● Supplied material
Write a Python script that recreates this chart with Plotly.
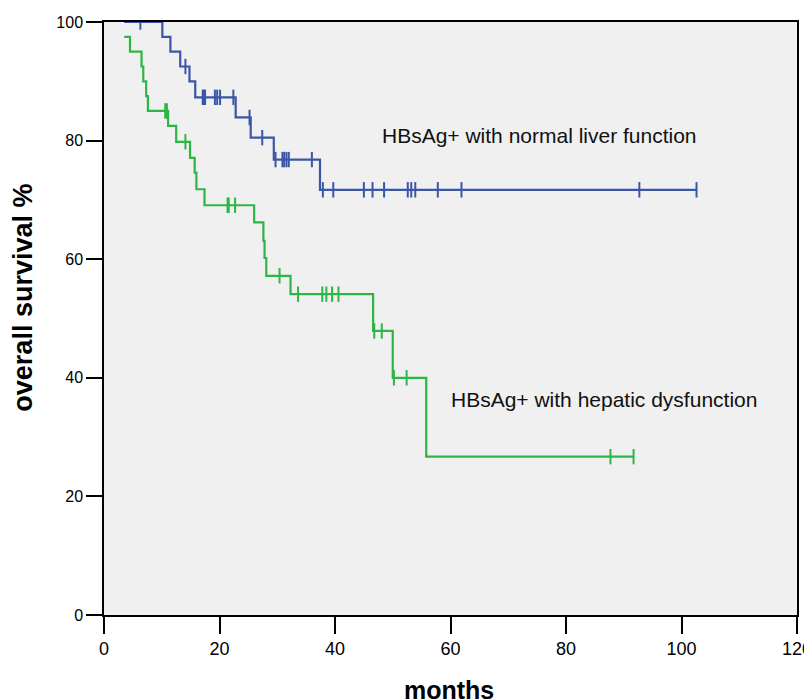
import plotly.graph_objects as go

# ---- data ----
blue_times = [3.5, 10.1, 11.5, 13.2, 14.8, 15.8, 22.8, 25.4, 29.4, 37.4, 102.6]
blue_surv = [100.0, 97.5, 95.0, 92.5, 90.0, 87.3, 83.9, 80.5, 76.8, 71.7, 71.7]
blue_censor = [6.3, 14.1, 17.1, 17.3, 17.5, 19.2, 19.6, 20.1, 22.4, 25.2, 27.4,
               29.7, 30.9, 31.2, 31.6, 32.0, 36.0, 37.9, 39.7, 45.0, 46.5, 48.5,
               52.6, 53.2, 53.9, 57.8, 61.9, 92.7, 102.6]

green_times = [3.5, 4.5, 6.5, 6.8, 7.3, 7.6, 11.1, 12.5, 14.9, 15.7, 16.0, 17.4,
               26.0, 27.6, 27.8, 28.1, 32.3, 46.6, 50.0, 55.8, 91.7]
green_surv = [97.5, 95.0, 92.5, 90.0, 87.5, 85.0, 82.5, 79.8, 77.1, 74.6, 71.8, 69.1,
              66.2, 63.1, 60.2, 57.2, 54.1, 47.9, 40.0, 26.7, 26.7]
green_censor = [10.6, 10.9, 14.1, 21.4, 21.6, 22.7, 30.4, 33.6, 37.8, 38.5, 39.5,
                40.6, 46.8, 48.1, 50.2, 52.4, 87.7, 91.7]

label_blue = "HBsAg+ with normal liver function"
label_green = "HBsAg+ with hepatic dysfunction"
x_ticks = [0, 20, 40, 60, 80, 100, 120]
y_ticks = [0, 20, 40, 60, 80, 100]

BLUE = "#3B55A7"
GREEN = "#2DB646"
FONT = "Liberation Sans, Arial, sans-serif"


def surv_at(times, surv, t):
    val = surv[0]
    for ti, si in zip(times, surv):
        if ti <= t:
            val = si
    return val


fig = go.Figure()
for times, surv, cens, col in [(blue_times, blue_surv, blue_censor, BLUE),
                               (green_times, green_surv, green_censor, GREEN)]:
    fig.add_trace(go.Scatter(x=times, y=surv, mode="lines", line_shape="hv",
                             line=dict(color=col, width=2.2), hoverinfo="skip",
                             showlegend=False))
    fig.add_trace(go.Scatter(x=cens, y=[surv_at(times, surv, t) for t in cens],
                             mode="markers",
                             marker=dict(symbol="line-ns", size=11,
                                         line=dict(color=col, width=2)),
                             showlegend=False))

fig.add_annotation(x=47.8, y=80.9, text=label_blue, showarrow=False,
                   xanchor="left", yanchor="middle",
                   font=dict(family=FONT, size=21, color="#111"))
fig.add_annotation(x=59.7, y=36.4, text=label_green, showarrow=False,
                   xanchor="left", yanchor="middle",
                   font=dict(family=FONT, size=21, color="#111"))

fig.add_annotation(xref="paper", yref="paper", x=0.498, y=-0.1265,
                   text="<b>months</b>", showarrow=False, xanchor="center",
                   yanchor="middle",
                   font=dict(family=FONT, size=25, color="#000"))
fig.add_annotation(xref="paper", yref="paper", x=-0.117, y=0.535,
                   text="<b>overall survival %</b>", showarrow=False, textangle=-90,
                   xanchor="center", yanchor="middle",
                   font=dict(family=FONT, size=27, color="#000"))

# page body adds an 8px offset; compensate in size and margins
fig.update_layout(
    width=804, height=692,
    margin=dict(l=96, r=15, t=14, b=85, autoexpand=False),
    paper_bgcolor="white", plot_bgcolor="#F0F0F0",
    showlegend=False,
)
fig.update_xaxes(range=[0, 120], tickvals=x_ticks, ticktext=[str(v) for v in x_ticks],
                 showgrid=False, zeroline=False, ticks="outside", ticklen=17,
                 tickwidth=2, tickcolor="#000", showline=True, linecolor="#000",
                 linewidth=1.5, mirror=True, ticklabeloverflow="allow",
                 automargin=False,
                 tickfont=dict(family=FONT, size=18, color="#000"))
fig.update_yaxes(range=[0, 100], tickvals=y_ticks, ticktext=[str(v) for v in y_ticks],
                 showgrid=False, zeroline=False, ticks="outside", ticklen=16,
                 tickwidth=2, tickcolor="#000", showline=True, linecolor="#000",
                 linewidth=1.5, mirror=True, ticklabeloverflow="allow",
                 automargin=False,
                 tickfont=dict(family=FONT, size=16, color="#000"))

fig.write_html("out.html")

● The exercise
Return the listing above unchanged, apart from dropping its pictures.

● Result of this exercise
Write a Python script that recreates this chart with Plotly.
import plotly.graph_objects as go

# ---- data ----
blue_times = [3.5, 10.1, 11.5, 13.2, 14.8, 15.8, 22.8, 25.4, 29.4, 37.4, 102.6]
blue_surv = [100.0, 97.5, 95.0, 92.5, 90.0, 87.3, 83.9, 80.5, 76.8, 71.7, 71.7]
blue_censor = [6.3, 14.1, 17.1, 17.3, 17.5, 19.2, 19.6, 20.1, 22.4, 25.2, 27.4,
               29.7, 30.9, 31.2, 31.6, 32.0, 36.0, 37.9, 39.7, 45.0, 46.5, 48.5,
               52.6, 53.2, 53.9, 57.8, 61.9, 92.7, 102.6]

green_times = [3.5, 4.5, 6.5, 6.8, 7.3, 7.6, 11.1, 12.5, 14.9, 15.7, 16.0, 17.4,
               26.0, 27.6, 27.8, 28.1, 32.3, 46.6, 50.0, 55.8, 91.7]
green_surv = [97.5, 95.0, 92.5, 90.0, 87.5, 85.0, 82.5, 79.8, 77.1, 74.6, 71.8, 69.1,
              66.2, 63.1, 60.2, 57.2, 54.1, 47.9, 40.0, 26.7, 26.7]
green_censor = [10.6, 10.9, 14.1, 21.4, 21.6, 22.7, 30.4, 33.6, 37.8, 38.5, 39.5,
                40.6, 46.8, 48.1, 50.2, 52.4, 87.7, 91.7]

label_blue = "HBsAg+ with normal liver function"
label_green = "HBsAg+ with hepatic dysfunction"
x_ticks = [0, 20, 40, 60, 80, 100, 120]
y_ticks = [0, 20, 40, 60, 80, 100]

BLUE = "#3B55A7"
GREEN = "#2DB646"
FONT = "Liberation Sans, Arial, sans-serif"


def surv_at(times, surv, t):
    val = surv[0]
    for ti, si in zip(times, surv):
        if ti <= t:
            val = si
    return val


fig = go.Figure()
for times, surv, cens, col in [(blue_times, blue_surv, blue_censor, BLUE),
                               (green_times, green_surv, green_censor, GREEN)]:
    fig.add_trace(go.Scatter(x=times, y=surv, mode="lines", line_shape="hv",
                             line=dict(color=col, width=2.2), hoverinfo="skip",
                             showlegend=False))
    fig.add_trace(go.Scatter(x=cens, y=[surv_at(times, surv, t) for t in cens],
                             mode="markers",
                             marker=dict(symbol="line-ns", size=11,
                                         line=dict(color=col, width=2)),
                             showlegend=False))

fig.add_annotation(x=47.8, y=80.9, text=label_blue, showarrow=False,
                   xanchor="left", yanchor="middle",
                   font=dict(family=FONT, size=21, color="#111"))
fig.add_annotation(x=59.7, y=36.4, text=label_green, showarrow=False,
                   xanchor="left", yanchor="middle",
                   font=dict(family=FONT, size=21, color="#111"))

fig.add_annotation(xref="paper", yref="paper", x=0.498, y=-0.1265,
                   text="<b>months</b>", showarrow=False, xanchor="center",
                   yanchor="middle",
                   font=dict(family=FONT, size=25, color="#000"))
fig.add_annotation(xref="paper", yref="paper", x=-0.117, y=0.535,
                   text="<b>overall survival %</b>", showarrow=False, textangle=-90,
                   xanchor="center", yanchor="middle",
                   font=dict(family=FONT, size=27, color="#000"))

# page body adds an 8px offset; compensate in size and margins
fig.update_layout(
    width=804, height=692,
    margin=dict(l=96, r=15, t=14, b=85, autoexpand=False),
    paper_bgcolor="white", plot_bgcolor="#F0F0F0",
    showlegend=False,
)
fig.update_xaxes(range=[0, 120], tickvals=x_ticks, ticktext=[str(v) for v in x_ticks],
                 showgrid=False, zeroline=False, ticks="outside", ticklen=17,
                 tickwidth=2, tickcolor="#000", showline=True, linecolor="#000",
                 linewidth=1.5, mirror=True, ticklabeloverflow="allow",
                 automargin=False,
                 tickfont=dict(family=FONT, size=18, color="#000"))
fig.update_yaxes(range=[0, 100], tickvals=y_ticks, ticktext=[str(v) for v in y_ticks],
                 showgrid=False, zeroline=False, ticks="outside", ticklen=16,
                 tickwidth=2, tickcolor="#000", showline=True, linecolor="#000",
                 linewidth=1.5, mirror=True, ticklabeloverflow="allow",
                 automargin=False,
                 tickfont=dict(family=FONT, size=16, color="#000"))

fig.write_html("out.html")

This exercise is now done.